Seventh Circuit Disagrees with Third on Selling Collateral Without Credit Bidding in a Cramdown: Rule of Philly Papers RejectedAugust 2011
The Bankruptcy Code provides that a Chapter 11 plan of reorganization may be confirmed over the opposition of a class of secured creditors whose secured claims are not being paid in full only if it provides one of the following--
(a) the secured creditors shall retain their liens to secure a right to receive a future stream of payments in an aggregate amount of at least the value of their secured claims and a present value of at least the value of their collateral;
(b) the secured creditors' collateral is sold, free and clear of their liens but subject to their right to "credit bid" at the resulting auction, with their liens transferred to the proceeds of sale; or
(c) realization by the secured creditors of the "indubitable equivalent" of their secured claims.
Could a plan be confirmed over the opposition of a class of secured creditors under the "indubitable equivalent" test if it provides for a sale of their collateral that does not allow for secured creditor credit bidding? In a controversial split decision last year, the U.S. Court of Appeals for the Third Circuit in Philadelphia held that it could. Earlier this summer, a unanimous panel of the U.S. Court of Appeals for the Seventh Circuit in Chicago, in a well-reasoned decision that largely echoed the dissent in Philadelphia Newspapers, held that it could not.
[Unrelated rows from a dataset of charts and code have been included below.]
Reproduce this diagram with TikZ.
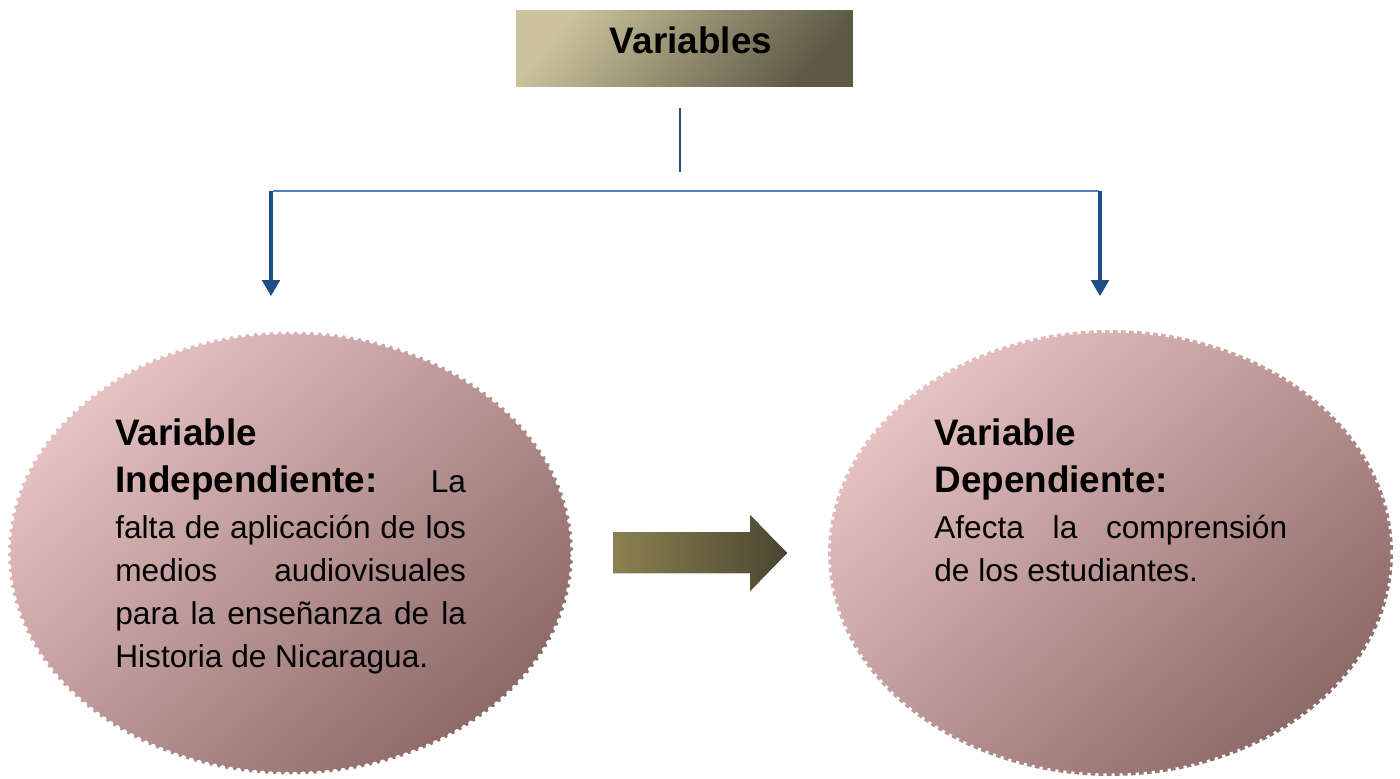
\documentclass[tikz,border=0pt]{standalone}
\usepackage{fontspec}
\setmainfont{Liberation Sans}
\usetikzlibrary{shapes.geometric,arrows.meta}
\definecolor{titlelight}{HTML}{CCC39C}
\definecolor{titledark}{HTML}{5C5A46}
\definecolor{elllight}{HTML}{E6C2C2}
\definecolor{elldark}{HTML}{8C6A68}
\definecolor{arrlight}{HTML}{8B8150}
\definecolor{arrdark}{HTML}{4B4631}
\definecolor{bluedark}{HTML}{1F4E85}
\definecolor{bluelight}{HTML}{4F81BD}
\tikzset{
  varell/.style={ellipse, minimum width=11.3cm, minimum height=8.86cm, inner sep=0pt,
    left color=elllight, right color=elldark, shading angle=42,
    draw=white, line width=3.2pt, dash pattern=on 0pt off 4.6pt, line cap=round},
  headfont/.style={font=\fontsize{21}{26}\selectfont\bfseries},
  bodyfont/.style={font=\fontsize{18}{24}\selectfont},
  txtline/.style={anchor=base west, inner sep=0pt},
  downarrow/.style={draw=bluedark, line width=1.8pt, -{Triangle[width=10pt,length=9pt]}},
}
\newcommand{\jline}[1]{\makebox[199.6pt][s]{#1}}
\begin{document}
\begin{tikzpicture}[x=0.02cm,y=-0.02cm]
\useasboundingbox (0,0) rectangle (1400,778);
% title
\node[rectangle, minimum width=6.74cm, minimum height=1.54cm, inner sep=0pt,
  left color=titlelight, right color=titledark, shading angle=50] (titlebox) at (684.5,48.5) {};
\node[headfont, anchor=base, inner sep=0pt] (title) at (691,53) {Variables};
% connectors
\coordinate (vtop) at (680,108);
\coordinate (vbot) at (680,172);
\coordinate (hl) at (273,191);
\coordinate (hr) at (1099,191);
\coordinate (al) at (271,191);
\coordinate (ar) at (1100,191);
\coordinate (alend) at (271,296);
\coordinate (arend) at (1100,296);
\draw[bluedark, line width=1.2pt] (vtop) -- (vbot);
\draw[bluelight, line width=1.2pt] (hl) -- (hr);
\draw[downarrow] (al) -- (alend);
\draw[downarrow] (ar) -- (arend);
% ellipses
\node[varell] (indep) at (290.5,553) {};
\node[varell, dash pattern=on 1.8pt off 2.8pt, line cap=butt, line width=2.8pt, minimum height=8.92cm] (dep) at (1110.5,553) {};
% middle arrow
\fill[left color=arrlight, right color=arrdark] (613,532) -- (750,532) -- (750,515) -- (787,553) -- (750,591) -- (750,573) -- (613,573) -- cycle;
% left text
\node[txtline, headfont] (l1) at (115,445) {Variable};
\node[txtline] (l2) at (115,492) {\jline{\fontsize{21}{26}\selectfont\bfseries Independiente:\mdseries\fontsize{18}{24}\selectfont{} La}};
\node[txtline, bodyfont] (l3) at (115,538) {\jline{falta de aplicación de los}};
\node[txtline, bodyfont] (l4) at (115,581) {\jline{medios audiovisuales}};
\node[txtline, bodyfont] (l5) at (115,624) {\jline{para la enseñanza de la}};
\node[txtline, bodyfont] (l6) at (115,667) {Historia de Nicaragua.};
% right text
\node[txtline, headfont] (r1) at (934,445) {Variable};
\node[txtline, headfont] (r2) at (934,492) {Dependiente:};
\node[txtline, bodyfont] (r3) at (934,538) {\makebox[200.8pt][s]{Afecta la comprensión}};
\node[txtline, bodyfont] (r4) at (934,581) {de los estudiantes.};
\end{tikzpicture}
\end{document}
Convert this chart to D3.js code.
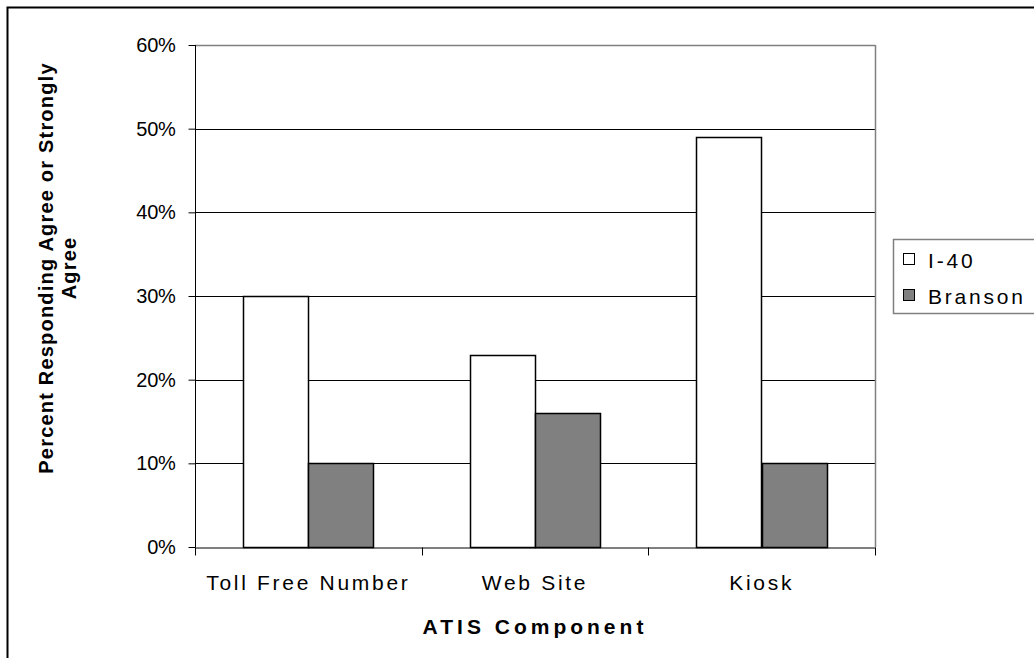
<!DOCTYPE html>
<html><head><meta charset="utf-8">
<script src="https://cdn.jsdelivr.net/npm/d3@7"></script>
<style>body{margin:0;background:#fff}svg{display:block}text{font-family:"Liberation Sans",Arial,sans-serif}</style>
</head><body>
<svg id="c" width="1034" height="658"></svg>
<script>
const categories = ["Toll Free Number", "Web Site", "Kiosk"];
const seriesNames = ["I-40", "Branson"];
const i40 = [0.30, 0.23, 0.49];
const branson = [0.10, 0.16, 0.10];
const yTicks = [0, 0.1, 0.2, 0.3, 0.4, 0.5, 0.6];
const colors = ["#ffffff", "#808080"];

const svg = d3.select("#c");
// outer border
svg.append("rect").attr("x",7.5).attr("y",7.5).attr("width",1100).attr("height",700)
  .attr("fill","none").attr("stroke","#000").attr("stroke-width",2);

const L=195, R=875, T=45, B=547;
const x = d3.scaleBand().domain(categories).range([L,R]).paddingInner(0).paddingOuter(0);
const xs = d3.scaleBand().domain(seriesNames).range([0,x.bandwidth()]).paddingInner(0).paddingOuter(0.735);
const y = d3.scaleLinear().domain([0,0.6]).range([B,T]);

// gridlines
svg.append("g").selectAll("line").data(yTicks.slice(1)).join("line")
  .attr("x1",L).attr("x2",R).attr("y1",d=>Math.round(y(d))+0.5).attr("y2",d=>Math.round(y(d))+0.5)
  .attr("stroke",d=>d===0.6?"#808080":"#000").attr("stroke-width",d=>d===0.6?1.5:1);
// right border
svg.append("line").attr("x1",R+0.5).attr("x2",R+0.5).attr("y1",T).attr("y2",B).attr("stroke","#808080").attr("stroke-width",1.5);

// bars
const data = categories.map((c,i)=>({c, vals:[i40[i], branson[i]]}));
const g = svg.append("g");
data.forEach(d=>{
  d.vals.forEach((v,j)=>{
    g.append("rect")
      .attr("x", Math.round(x(d.c)+xs(seriesNames[j]))+0.5)
      .attr("y", Math.round(y(v))+0.5)
      .attr("width", Math.round(xs.bandwidth()))
      .attr("height", Math.round(y(0))-Math.round(y(v)))
      .attr("fill", colors[j]).attr("stroke","#000").attr("stroke-width",1.5);
  });
});

// y axis
const yAxis = d3.axisLeft(y).tickValues(yTicks).tickFormat(d3.format(".0%")).tickSize(7).tickPadding(13);
const ya = svg.append("g").attr("transform",`translate(${L+0.5},0)`).call(yAxis);
ya.select(".domain").attr("d",`M0,${T}V${B+0.5}`).attr("stroke","#000");
ya.selectAll(".tick line").attr("stroke","#000");
ya.selectAll(".tick text").attr("font-size",20).attr("fill","#000").attr("font-family","Liberation Sans, Arial, sans-serif").attr("letter-spacing",-0.3);

// x axis
const xAxis = d3.axisBottom(x).tickSize(8).tickSizeOuter(0).tickFormat("");
const xa = svg.append("g").attr("transform",`translate(0,${B+0.5})`).call(xAxis);
xa.select(".domain").attr("stroke","#000");
xa.selectAll(".tick").remove();
const bounds = [L, ...categories.map(c=>x(c)+x.bandwidth())];
xa.selectAll("line.b").data(bounds).join("line").attr("class","b")
  .attr("x1",d=>Math.round(d)+0.5).attr("x2",d=>Math.round(d)+0.5).attr("y1",0).attr("y2",8).attr("stroke","#000");
svg.append("g").selectAll("text").data(categories).join("text")
  .attr("x",d=>x(d)+x.bandwidth()/2).attr("y",590).attr("text-anchor","middle")
  .attr("font-size",21).attr("letter-spacing",2.7).text(d=>d);

// axis titles
svg.append("text").attr("x",535).attr("y",634).attr("text-anchor","middle")
  .attr("font-size",21).attr("font-weight","bold").attr("letter-spacing",4).text("ATIS Component");
const yt = svg.append("text").attr("transform",`translate(0,268) rotate(-90)`)
  .attr("text-anchor","middle").attr("font-size",20).attr("font-weight","bold").attr("letter-spacing",1.2);
yt.append("tspan").attr("x",0).attr("y",53).text("Percent Responding Agree or Strongly");
yt.append("tspan").attr("x",0).attr("y",76).text("Agree");

// legend
const lg = svg.append("g");
lg.append("rect").attr("x",893.5).attr("y",239.5).attr("width",200).attr("height",74)
  .attr("fill","#fff").attr("stroke","#808080").attr("stroke-width",1.5);
seriesNames.forEach((s,i)=>{
  const cy = 259 + i*36;
  lg.append("rect").attr("x",903.5).attr("y",cy-5.5).attr("width",11).attr("height",11)
    .attr("fill",colors[i]).attr("stroke","#000").attr("stroke-width",1);
  lg.append("text").attr("x",928).attr("y",cy+9).attr("font-size",21).attr("letter-spacing",2.8).text(s);
});
</script>
</body></html>
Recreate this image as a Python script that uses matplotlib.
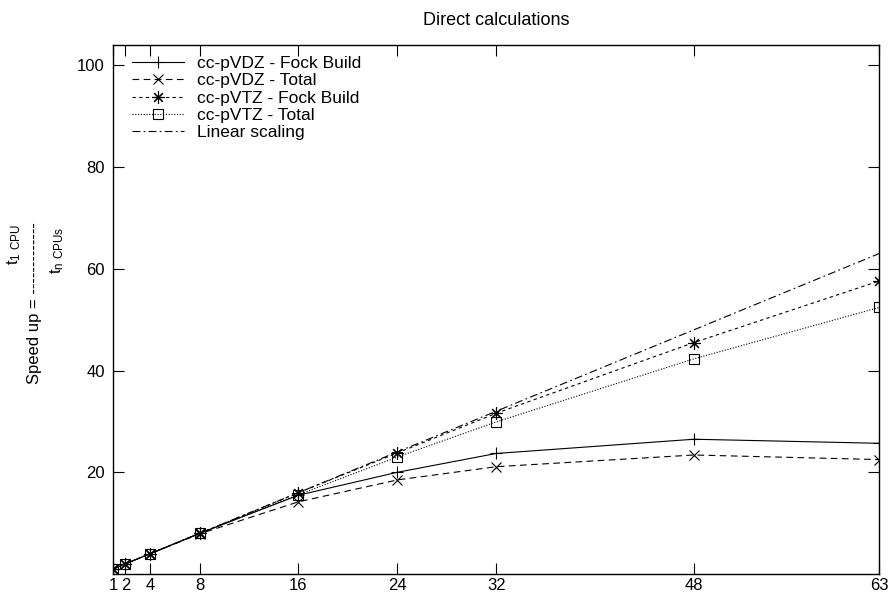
import matplotlib.pyplot as plt

plt.rcParams['font.family'] = ['Liberation Sans', 'DejaVu Sans']

# number of CPUs
cpus = [1, 2, 4, 8, 16, 24, 32, 48, 63]

# speed up values
vdz_fock = [1, 2, 4, 8, 15.5, 20.0, 23.7, 26.5, 25.7]
vdz_total = [1, 2, 4, 7.9, 14.2, 18.5, 21.1, 23.4, 22.5]
vtz_fock = [1, 2, 4, 8, 16.0, 23.8, 31.6, 45.5, 57.6]
vtz_total = [1, 2, 4, 8, 15.6, 23.0, 29.9, 42.3, 52.4]
linear = [1, 2, 4, 8, 16, 24, 32, 48, 63]

labels = ['cc-pVDZ - Fock Build', 'cc-pVDZ - Total', 'cc-pVTZ - Fock Build',
          'cc-pVTZ - Total', 'Linear scaling']
yticks = [20, 40, 60, 80, 100]


def main():
    fig = plt.figure(figsize=(8.9, 5.98), dpi=100)
    ax = fig.add_axes([0.127, 0.04, 0.861, 0.885])

    lw = 0.8
    ax.plot(cpus, vdz_fock, color='black', lw=lw, ls='-', marker='+', ms=9,
            mew=0.8, label=labels[0])
    ax.plot(cpus, vdz_total, color='black', lw=lw, ls=(0, (6, 4)), marker='x',
            ms=7, mew=0.8, label=labels[1])
    ax.plot(cpus, vtz_fock, color='black', lw=lw, ls=(0, (3, 3)), marker=(8, 2, 0),
            ms=9, mew=0.8, label=labels[2])
    ax.plot(cpus, vtz_total, color='black', lw=lw, ls=(0, (1, 1.5)), marker='s',
            ms=7.5, mfc='none', mew=0.8, label=labels[3])
    ax.plot(cpus, linear, color='black', lw=lw, ls=(0, (7, 3, 1.5, 3)),
            label=labels[4])

    ax.set_xlim(1, 63)
    ax.set_ylim(0, 104)
    ax.set_xticks(cpus)
    ax.set_yticks(yticks)
    ax.tick_params(direction='in', length=8, width=0.8, top=True, right=True,
                   labelsize=12)
    ax.tick_params(axis='x', pad=3)
    ax.tick_params(axis='y', pad=6)
    for s in ax.spines.values():
        s.set_linewidth(1.0)

    ax.set_title('Direct calculations', fontsize=13, pad=14)

    ax.legend(loc='upper left', bbox_to_anchor=(0.006, 1.005), frameon=False,
              fontsize=12.5, handlelength=3.0, handletextpad=0.75,
              labelspacing=0.12, numpoints=1, borderaxespad=0.4)

    # y label: Speed up = t_1CPU / t_nCPUs, drawn like the original text
    fig.text(35 / 890, 1 - 303 / 598, 'Speed up = ' + '-' * 13, rotation=90,
             ha='center', va='center', fontsize=12)
    fig.text(14 / 890, 1 - 245 / 598, r'$\mathregular{t_{1\ CPU}}$', rotation=90,
             ha='center', va='center', fontsize=12)
    fig.text(57 / 890, 1 - 250 / 598, r'$\mathregular{t_{n\ CPUs}}$', rotation=90,
             ha='center', va='center', fontsize=12)

    fig.savefig('out.png', dpi=100)


if __name__ == "__main__":
    main()
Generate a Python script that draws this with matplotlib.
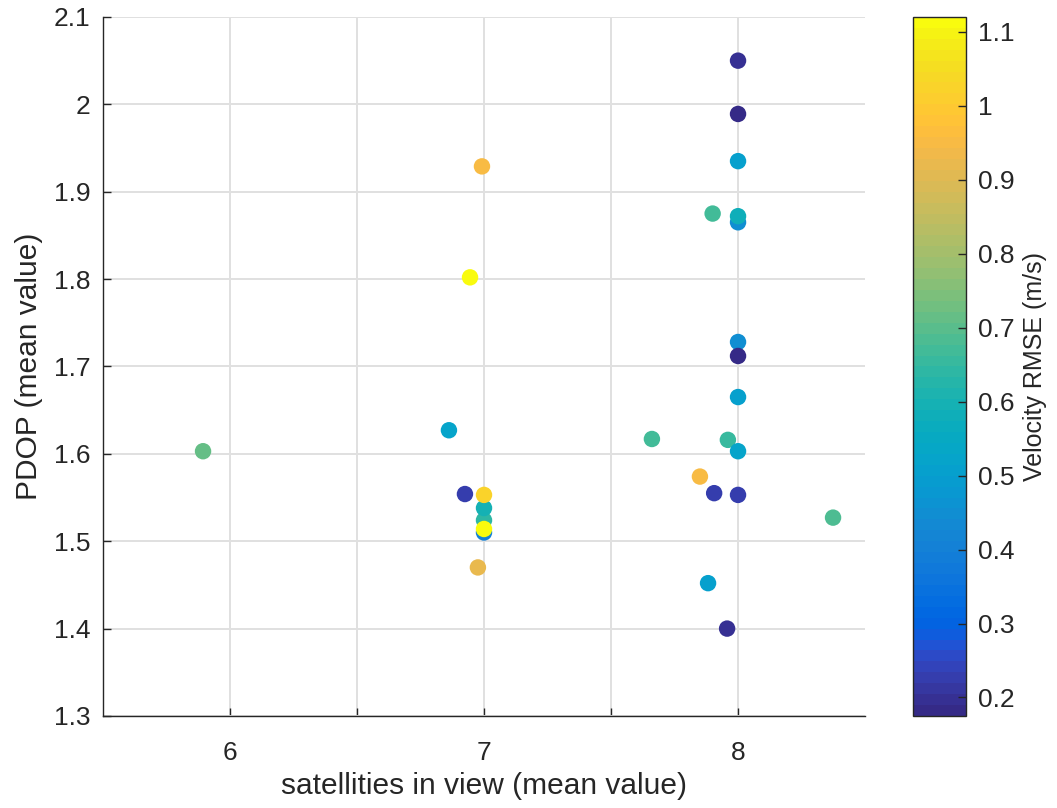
import numpy as np
import matplotlib
matplotlib.use("Agg")
import matplotlib.pyplot as plt
from matplotlib.colors import ListedColormap

# MATLAB parula (64 levels)
parula_rgb = [
    [0.2081, 0.1663, 0.5292], [0.2116, 0.1898, 0.5777], [0.2123, 0.2138, 0.6270], [0.2081, 0.2386, 0.6771],
    [0.1959, 0.2645, 0.7279], [0.1707, 0.2919, 0.7792], [0.1253, 0.3242, 0.8303], [0.0591, 0.3598, 0.8683],
    [0.0117, 0.3875, 0.8820], [0.0060, 0.4086, 0.8828], [0.0165, 0.4266, 0.8786], [0.0329, 0.4430, 0.8720],
    [0.0498, 0.4586, 0.8641], [0.0629, 0.4737, 0.8554], [0.0723, 0.4887, 0.8467], [0.0779, 0.5040, 0.8384],
    [0.0793, 0.5200, 0.8312], [0.0749, 0.5375, 0.8263], [0.0641, 0.5570, 0.8240], [0.0488, 0.5772, 0.8228],
    [0.0343, 0.5966, 0.8199], [0.0265, 0.6137, 0.8135], [0.0239, 0.6287, 0.8038], [0.0231, 0.6418, 0.7913],
    [0.0228, 0.6535, 0.7768], [0.0267, 0.6642, 0.7607], [0.0384, 0.6743, 0.7436], [0.0590, 0.6838, 0.7254],
    [0.0843, 0.6928, 0.7062], [0.1133, 0.7015, 0.6859], [0.1453, 0.7098, 0.6646], [0.1801, 0.7177, 0.6424],
    [0.2178, 0.7250, 0.6193], [0.2586, 0.7317, 0.5954], [0.3022, 0.7376, 0.5712], [0.3482, 0.7424, 0.5473],
    [0.3953, 0.7459, 0.5244], [0.4420, 0.7481, 0.5033], [0.4871, 0.7491, 0.4840], [0.5300, 0.7491, 0.4661],
    [0.5709, 0.7485, 0.4494], [0.6099, 0.7473, 0.4337], [0.6473, 0.7456, 0.4188], [0.6834, 0.7435, 0.4044],
    [0.7184, 0.7411, 0.3905], [0.7525, 0.7384, 0.3768], [0.7858, 0.7356, 0.3633], [0.8185, 0.7327, 0.3498],
    [0.8507, 0.7299, 0.3360], [0.8824, 0.7274, 0.3217], [0.9139, 0.7258, 0.3063], [0.9450, 0.7261, 0.2886],
    [0.9739, 0.7314, 0.2666], [0.9938, 0.7455, 0.2403], [0.9990, 0.7653, 0.2164], [0.9955, 0.7861, 0.1967],
    [0.9880, 0.8066, 0.1794], [0.9789, 0.8271, 0.1633], [0.9697, 0.8481, 0.1475], [0.9626, 0.8705, 0.1309],
    [0.9589, 0.8949, 0.1132], [0.9598, 0.9218, 0.0948], [0.9661, 0.9514, 0.0755], [0.9763, 0.9831, 0.0538],
]
parula = ListedColormap(parula_rgb, name="parula")

# data (drawing order matters for overlaps)
sats = [5.894, 6.862, 6.925, 6.992, 6.945, 6.976,
        7.0, 7.0, 7.0, 7.0, 7.0,
        8.0, 8.0, 8.0, 7.90, 8.0, 8.0,
        8.0, 8.0, 8.0, 7.661, 7.96, 8.0,
        7.85, 7.906, 8.0, 8.374, 7.882, 7.957]
pdop = [1.603, 1.627, 1.554, 1.929, 1.802, 1.470,
        1.510, 1.524, 1.538, 1.553, 1.514,
        2.050, 1.989, 1.935, 1.875, 1.865, 1.872,
        1.728, 1.712, 1.665, 1.617, 1.616, 1.603,
        1.574, 1.555, 1.553, 1.527, 1.452, 1.400]
rmse = [0.72, 0.52, 0.22, 0.95, 1.12, 0.92,
        0.40, 0.64, 0.60, 1.02, 1.12,
        0.20, 0.18, 0.50, 0.67, 0.45, 0.58,
        0.45, 0.175, 0.51, 0.67, 0.66, 0.52,
        0.95, 0.22, 0.22, 0.68, 0.50, 0.19]

x_ticks = [6, 6.5, 7, 7.5, 8]
x_labels = ["6", "", "7", "", "8"]
y_ticks = [1.3, 1.4, 1.5, 1.6, 1.7, 1.8, 1.9, 2.0, 2.1]
y_labels = ["1.3", "1.4", "1.5", "1.6", "1.7", "1.8", "1.9", "2", "2.1"]
cb_ticks = [0.2, 0.3, 0.4, 0.5, 0.6, 0.7, 0.8, 0.9, 1.0, 1.1]
cb_labels = ["0.2", "0.3", "0.4", "0.5", "0.6", "0.7", "0.8", "0.9", "1", "1.1"]

plt.rcParams['font.family'] = ['Liberation Sans', 'DejaVu Sans']
text_col = (0.15, 0.15, 0.15)

fig = plt.figure(figsize=(10.57, 8.08), dpi=100)
ax = fig.add_axes([0.0974, 0.1139, 0.7210, 0.8651])
cax = fig.add_axes([0.8638, 0.1139, 0.0501, 0.8651])

sc = ax.scatter(sats, pdop, c=rmse, cmap=parula, s=140, linewidths=0,
                vmin=min(rmse), vmax=max(rmse), zorder=3)

ax.set_xlim(5.5, 8.5)
ax.set_ylim(1.3, 2.1)
ax.set_xticks(x_ticks)
ax.set_xticklabels(x_labels)
ax.set_yticks(y_ticks)
ax.set_yticklabels(y_labels)
ax.grid(True, color=(0.88, 0.88, 0.88), linewidth=1.4)
ax.set_axisbelow(True)
for side in ['top', 'right']:
    ax.spines[side].set_visible(False)
for side in ['left', 'bottom']:
    ax.spines[side].set_color(text_col)
    ax.spines[side].set_linewidth(1.0)
ax.tick_params(direction='in', length=6, width=1.0, colors=text_col, labelsize=19)
ax.tick_params(axis='y', pad=9)
ax.tick_params(axis='x', pad=18)
ax.set_xlabel("satellities in view (mean value)", fontsize=21.5, color=text_col, labelpad=5)
ax.set_ylabel("PDOP (mean value)", fontsize=21.5, color=text_col, labelpad=8)

cb = fig.colorbar(sc, cax=cax)
cb.set_ticks(cb_ticks)
cb.set_ticklabels(cb_labels)
cb.outline.set_edgecolor(text_col)
cb.outline.set_linewidth(1.0)
cax.tick_params(direction='in', length=6, width=1.0, colors=text_col,
                labelsize=19, pad=9)
cb.set_label("Velocity RMSE (m/s)", fontsize=18, color=text_col, labelpad=6)

fig.savefig("out.png", dpi=100)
To allow such a plan to be confirmed, the court said, would "nullify" the requirement for credit bidding when a collateral sale is the basis for a cramdown and "ignore the protections for secured creditors recognized in other [Bankruptcy] Code provisions." It held that "the Code requires that cramdown plans that contemplate selling encumbered assets free and clear of liens at an auction" must provide for secured party credit bidding.
Usually when the Courts of Appeals for two or more circuits disagree on an important issue of federal law, the way is open for the Supreme Court to eventually resolve the disagreement. However, in our view, River Road is so clearly the correct interpretation of the applicable Bankruptcy Code provisions that this disagreement is likely to be resolved without the intervention of the Supreme Court.